Available data
=====

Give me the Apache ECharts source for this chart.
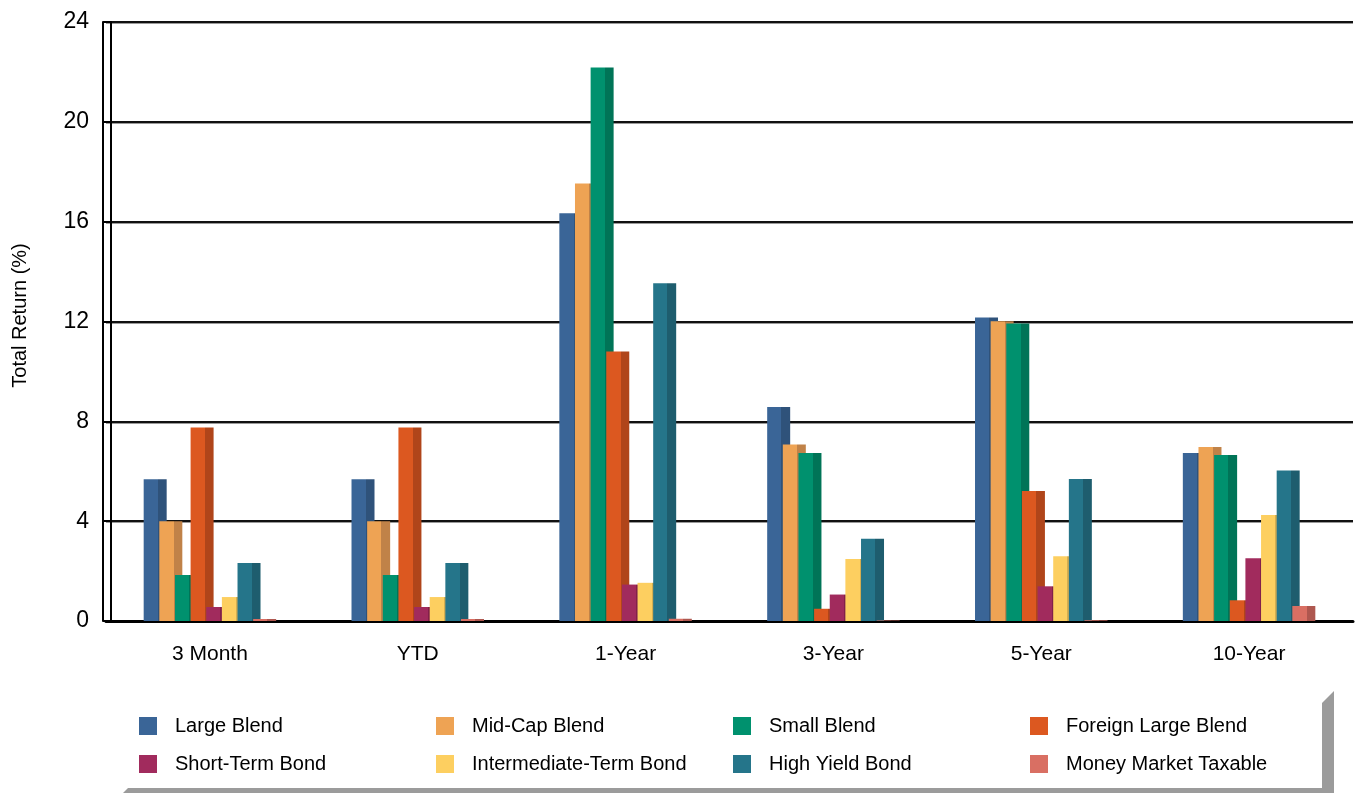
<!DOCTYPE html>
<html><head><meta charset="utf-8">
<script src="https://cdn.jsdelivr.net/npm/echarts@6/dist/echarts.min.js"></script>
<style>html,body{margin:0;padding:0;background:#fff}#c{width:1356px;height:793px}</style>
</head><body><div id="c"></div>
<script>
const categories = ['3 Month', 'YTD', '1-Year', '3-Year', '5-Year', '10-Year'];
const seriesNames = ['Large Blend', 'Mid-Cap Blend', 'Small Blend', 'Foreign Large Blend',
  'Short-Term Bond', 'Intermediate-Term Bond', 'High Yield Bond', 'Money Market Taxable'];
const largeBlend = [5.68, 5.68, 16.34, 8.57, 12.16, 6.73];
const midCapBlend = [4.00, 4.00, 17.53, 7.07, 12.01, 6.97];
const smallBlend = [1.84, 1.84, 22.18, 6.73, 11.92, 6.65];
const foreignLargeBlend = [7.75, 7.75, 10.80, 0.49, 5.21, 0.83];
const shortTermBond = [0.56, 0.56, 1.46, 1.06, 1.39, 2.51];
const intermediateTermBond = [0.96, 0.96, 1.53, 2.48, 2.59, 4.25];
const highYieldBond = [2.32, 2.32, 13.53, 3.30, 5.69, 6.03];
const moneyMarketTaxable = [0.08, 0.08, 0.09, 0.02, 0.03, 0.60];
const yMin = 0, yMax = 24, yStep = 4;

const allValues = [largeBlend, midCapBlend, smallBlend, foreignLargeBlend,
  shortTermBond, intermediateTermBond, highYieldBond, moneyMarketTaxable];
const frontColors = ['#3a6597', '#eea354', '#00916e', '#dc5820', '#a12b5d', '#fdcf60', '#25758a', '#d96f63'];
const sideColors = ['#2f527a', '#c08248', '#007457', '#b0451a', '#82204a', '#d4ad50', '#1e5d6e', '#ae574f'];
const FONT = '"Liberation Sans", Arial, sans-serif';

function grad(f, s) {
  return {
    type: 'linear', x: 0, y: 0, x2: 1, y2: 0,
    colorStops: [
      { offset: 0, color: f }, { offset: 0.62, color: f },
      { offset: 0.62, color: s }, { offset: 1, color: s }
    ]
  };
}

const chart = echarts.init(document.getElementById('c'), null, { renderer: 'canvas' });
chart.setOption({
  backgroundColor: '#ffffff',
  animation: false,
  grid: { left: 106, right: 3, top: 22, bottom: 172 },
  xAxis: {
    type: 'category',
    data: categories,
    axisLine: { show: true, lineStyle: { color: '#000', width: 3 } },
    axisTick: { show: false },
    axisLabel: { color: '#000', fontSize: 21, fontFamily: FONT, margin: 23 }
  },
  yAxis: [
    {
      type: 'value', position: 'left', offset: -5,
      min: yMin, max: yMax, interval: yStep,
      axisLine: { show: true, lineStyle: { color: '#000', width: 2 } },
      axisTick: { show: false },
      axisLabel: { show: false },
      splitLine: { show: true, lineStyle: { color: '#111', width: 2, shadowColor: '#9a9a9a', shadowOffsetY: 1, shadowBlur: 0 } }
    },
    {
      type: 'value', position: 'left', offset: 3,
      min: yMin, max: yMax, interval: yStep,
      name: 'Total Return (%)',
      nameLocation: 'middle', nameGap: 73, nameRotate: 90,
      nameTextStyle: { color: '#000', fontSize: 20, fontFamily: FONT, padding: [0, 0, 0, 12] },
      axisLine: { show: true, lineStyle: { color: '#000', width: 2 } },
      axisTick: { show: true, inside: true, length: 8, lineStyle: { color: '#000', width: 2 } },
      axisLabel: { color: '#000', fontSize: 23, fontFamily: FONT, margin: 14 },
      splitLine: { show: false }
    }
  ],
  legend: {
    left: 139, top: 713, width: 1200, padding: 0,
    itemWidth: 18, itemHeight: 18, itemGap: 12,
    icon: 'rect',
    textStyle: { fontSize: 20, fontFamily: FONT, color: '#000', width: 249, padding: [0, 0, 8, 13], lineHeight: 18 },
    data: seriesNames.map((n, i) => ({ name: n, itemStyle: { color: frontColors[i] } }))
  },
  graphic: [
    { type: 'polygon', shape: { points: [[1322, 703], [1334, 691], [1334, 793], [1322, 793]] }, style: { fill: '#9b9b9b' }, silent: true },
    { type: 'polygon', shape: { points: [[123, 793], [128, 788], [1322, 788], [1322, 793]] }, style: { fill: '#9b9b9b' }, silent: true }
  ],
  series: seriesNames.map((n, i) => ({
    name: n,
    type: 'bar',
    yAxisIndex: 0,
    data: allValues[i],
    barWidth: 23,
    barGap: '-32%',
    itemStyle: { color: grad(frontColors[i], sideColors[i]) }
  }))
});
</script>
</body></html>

=====

Task details
Copy the listing over exactly, skipping the pictures it holds.

Final result
Give me the Apache ECharts source for this chart.
<!DOCTYPE html>
<html><head><meta charset="utf-8">
<script src="https://cdn.jsdelivr.net/npm/echarts@6/dist/echarts.min.js"></script>
<style>html,body{margin:0;padding:0;background:#fff}#c{width:1356px;height:793px}</style>
</head><body><div id="c"></div>
<script>
const categories = ['3 Month', 'YTD', '1-Year', '3-Year', '5-Year', '10-Year'];
const seriesNames = ['Large Blend', 'Mid-Cap Blend', 'Small Blend', 'Foreign Large Blend',
  'Short-Term Bond', 'Intermediate-Term Bond', 'High Yield Bond', 'Money Market Taxable'];
const largeBlend = [5.68, 5.68, 16.34, 8.57, 12.16, 6.73];
const midCapBlend = [4.00, 4.00, 17.53, 7.07, 12.01, 6.97];
const smallBlend = [1.84, 1.84, 22.18, 6.73, 11.92, 6.65];
const foreignLargeBlend = [7.75, 7.75, 10.80, 0.49, 5.21, 0.83];
const shortTermBond = [0.56, 0.56, 1.46, 1.06, 1.39, 2.51];
const intermediateTermBond = [0.96, 0.96, 1.53, 2.48, 2.59, 4.25];
const highYieldBond = [2.32, 2.32, 13.53, 3.30, 5.69, 6.03];
const moneyMarketTaxable = [0.08, 0.08, 0.09, 0.02, 0.03, 0.60];
const yMin = 0, yMax = 24, yStep = 4;

const allValues = [largeBlend, midCapBlend, smallBlend, foreignLargeBlend,
  shortTermBond, intermediateTermBond, highYieldBond, moneyMarketTaxable];
const frontColors = ['#3a6597', '#eea354', '#00916e', '#dc5820', '#a12b5d', '#fdcf60', '#25758a', '#d96f63'];
const sideColors = ['#2f527a', '#c08248', '#007457', '#b0451a', '#82204a', '#d4ad50', '#1e5d6e', '#ae574f'];
const FONT = '"Liberation Sans", Arial, sans-serif';

function grad(f, s) {
  return {
    type: 'linear', x: 0, y: 0, x2: 1, y2: 0,
    colorStops: [
      { offset: 0, color: f }, { offset: 0.62, color: f },
      { offset: 0.62, color: s }, { offset: 1, color: s }
    ]
  };
}

const chart = echarts.init(document.getElementById('c'), null, { renderer: 'canvas' });
chart.setOption({
  backgroundColor: '#ffffff',
  animation: false,
  grid: { left: 106, right: 3, top: 22, bottom: 172 },
  xAxis: {
    type: 'category',
    data: categories,
    axisLine: { show: true, lineStyle: { color: '#000', width: 3 } },
    axisTick: { show: false },
    axisLabel: { color: '#000', fontSize: 21, fontFamily: FONT, margin: 23 }
  },
  yAxis: [
    {
      type: 'value', position: 'left', offset: -5,
      min: yMin, max: yMax, interval: yStep,
      axisLine: { show: true, lineStyle: { color: '#000', width: 2 } },
      axisTick: { show: false },
      axisLabel: { show: false },
      splitLine: { show: true, lineStyle: { color: '#111', width: 2, shadowColor: '#9a9a9a', shadowOffsetY: 1, shadowBlur: 0 } }
    },
    {
      type: 'value', position: 'left', offset: 3,
      min: yMin, max: yMax, interval: yStep,
      name: 'Total Return (%)',
      nameLocation: 'middle', nameGap: 73, nameRotate: 90,
      nameTextStyle: { color: '#000', fontSize: 20, fontFamily: FONT, padding: [0, 0, 0, 12] },
      axisLine: { show: true, lineStyle: { color: '#000', width: 2 } },
      axisTick: { show: true, inside: true, length: 8, lineStyle: { color: '#000', width: 2 } },
      axisLabel: { color: '#000', fontSize: 23, fontFamily: FONT, margin: 14 },
      splitLine: { show: false }
    }
  ],
  legend: {
    left: 139, top: 713, width: 1200, padding: 0,
    itemWidth: 18, itemHeight: 18, itemGap: 12,
    icon: 'rect',
    textStyle: { fontSize: 20, fontFamily: FONT, color: '#000', width: 249, padding: [0, 0, 8, 13], lineHeight: 18 },
    data: seriesNames.map((n, i) => ({ name: n, itemStyle: { color: frontColors[i] } }))
  },
  graphic: [
    { type: 'polygon', shape: { points: [[1322, 703], [1334, 691], [1334, 793], [1322, 793]] }, style: { fill: '#9b9b9b' }, silent: true },
    { type: 'polygon', shape: { points: [[123, 793], [128, 788], [1322, 788], [1322, 793]] }, style: { fill: '#9b9b9b' }, silent: true }
  ],
  series: seriesNames.map((n, i) => ({
    name: n,
    type: 'bar',
    yAxisIndex: 0,
    data: allValues[i],
    barWidth: 23,
    barGap: '-32%',
    itemStyle: { color: grad(frontColors[i], sideColors[i]) }
  }))
});
</script>
</body></html>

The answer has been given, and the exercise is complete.